• _Your task_
Lines containing the string "this" are to be counted; report the total by itself.

• _Stored records_
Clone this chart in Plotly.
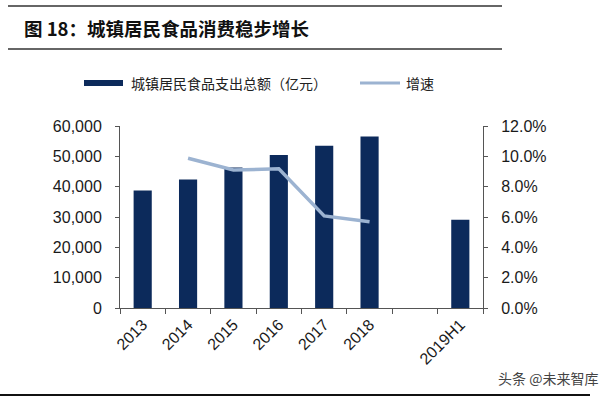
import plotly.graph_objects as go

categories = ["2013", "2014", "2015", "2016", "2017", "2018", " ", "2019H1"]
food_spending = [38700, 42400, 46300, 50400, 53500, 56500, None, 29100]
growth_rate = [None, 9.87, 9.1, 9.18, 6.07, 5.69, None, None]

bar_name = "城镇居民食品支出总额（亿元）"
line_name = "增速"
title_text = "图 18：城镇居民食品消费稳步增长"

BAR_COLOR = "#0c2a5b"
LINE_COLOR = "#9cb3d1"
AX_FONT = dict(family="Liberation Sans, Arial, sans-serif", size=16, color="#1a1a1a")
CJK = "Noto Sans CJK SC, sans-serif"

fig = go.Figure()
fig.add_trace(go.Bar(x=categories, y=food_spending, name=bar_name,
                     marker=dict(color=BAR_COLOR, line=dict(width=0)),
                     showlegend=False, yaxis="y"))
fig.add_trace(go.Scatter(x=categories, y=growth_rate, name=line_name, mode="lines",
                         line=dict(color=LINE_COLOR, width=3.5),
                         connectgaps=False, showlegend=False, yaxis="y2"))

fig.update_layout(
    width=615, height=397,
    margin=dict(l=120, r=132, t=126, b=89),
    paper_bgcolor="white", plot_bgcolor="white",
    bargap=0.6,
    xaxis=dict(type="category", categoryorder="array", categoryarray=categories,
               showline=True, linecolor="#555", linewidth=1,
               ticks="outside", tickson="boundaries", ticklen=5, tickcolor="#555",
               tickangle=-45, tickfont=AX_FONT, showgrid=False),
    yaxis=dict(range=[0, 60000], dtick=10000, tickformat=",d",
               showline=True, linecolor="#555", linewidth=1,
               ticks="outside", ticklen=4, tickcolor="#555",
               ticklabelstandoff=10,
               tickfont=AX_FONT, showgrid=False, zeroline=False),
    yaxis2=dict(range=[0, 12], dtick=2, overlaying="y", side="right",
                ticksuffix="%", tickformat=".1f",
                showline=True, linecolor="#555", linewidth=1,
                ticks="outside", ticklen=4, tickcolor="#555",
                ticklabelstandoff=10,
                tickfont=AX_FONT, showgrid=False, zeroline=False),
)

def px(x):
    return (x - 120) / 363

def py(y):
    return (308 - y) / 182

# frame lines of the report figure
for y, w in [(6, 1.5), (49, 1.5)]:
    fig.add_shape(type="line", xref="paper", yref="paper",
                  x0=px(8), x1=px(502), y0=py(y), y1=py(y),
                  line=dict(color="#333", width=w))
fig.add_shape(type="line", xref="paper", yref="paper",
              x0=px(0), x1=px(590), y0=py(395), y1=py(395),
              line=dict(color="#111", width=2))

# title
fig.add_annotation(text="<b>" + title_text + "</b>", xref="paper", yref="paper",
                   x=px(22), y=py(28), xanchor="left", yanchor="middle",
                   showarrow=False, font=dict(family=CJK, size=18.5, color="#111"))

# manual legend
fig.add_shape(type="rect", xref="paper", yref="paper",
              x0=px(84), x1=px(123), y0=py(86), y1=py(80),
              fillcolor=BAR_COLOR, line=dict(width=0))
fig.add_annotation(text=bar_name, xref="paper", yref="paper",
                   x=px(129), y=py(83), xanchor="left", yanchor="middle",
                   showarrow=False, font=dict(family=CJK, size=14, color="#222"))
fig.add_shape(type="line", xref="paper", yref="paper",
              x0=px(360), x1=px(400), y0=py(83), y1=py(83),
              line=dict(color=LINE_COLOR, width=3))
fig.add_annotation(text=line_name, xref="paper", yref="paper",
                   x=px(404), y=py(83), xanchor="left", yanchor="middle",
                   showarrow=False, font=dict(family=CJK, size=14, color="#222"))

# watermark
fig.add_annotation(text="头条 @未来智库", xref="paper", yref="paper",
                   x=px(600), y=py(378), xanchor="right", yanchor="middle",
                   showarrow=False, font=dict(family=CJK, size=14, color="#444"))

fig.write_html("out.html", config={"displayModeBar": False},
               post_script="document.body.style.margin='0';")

...

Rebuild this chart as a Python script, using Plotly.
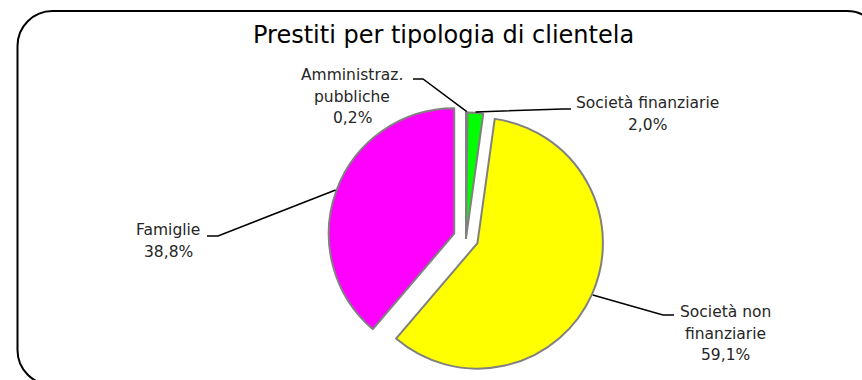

• _Task answer_
2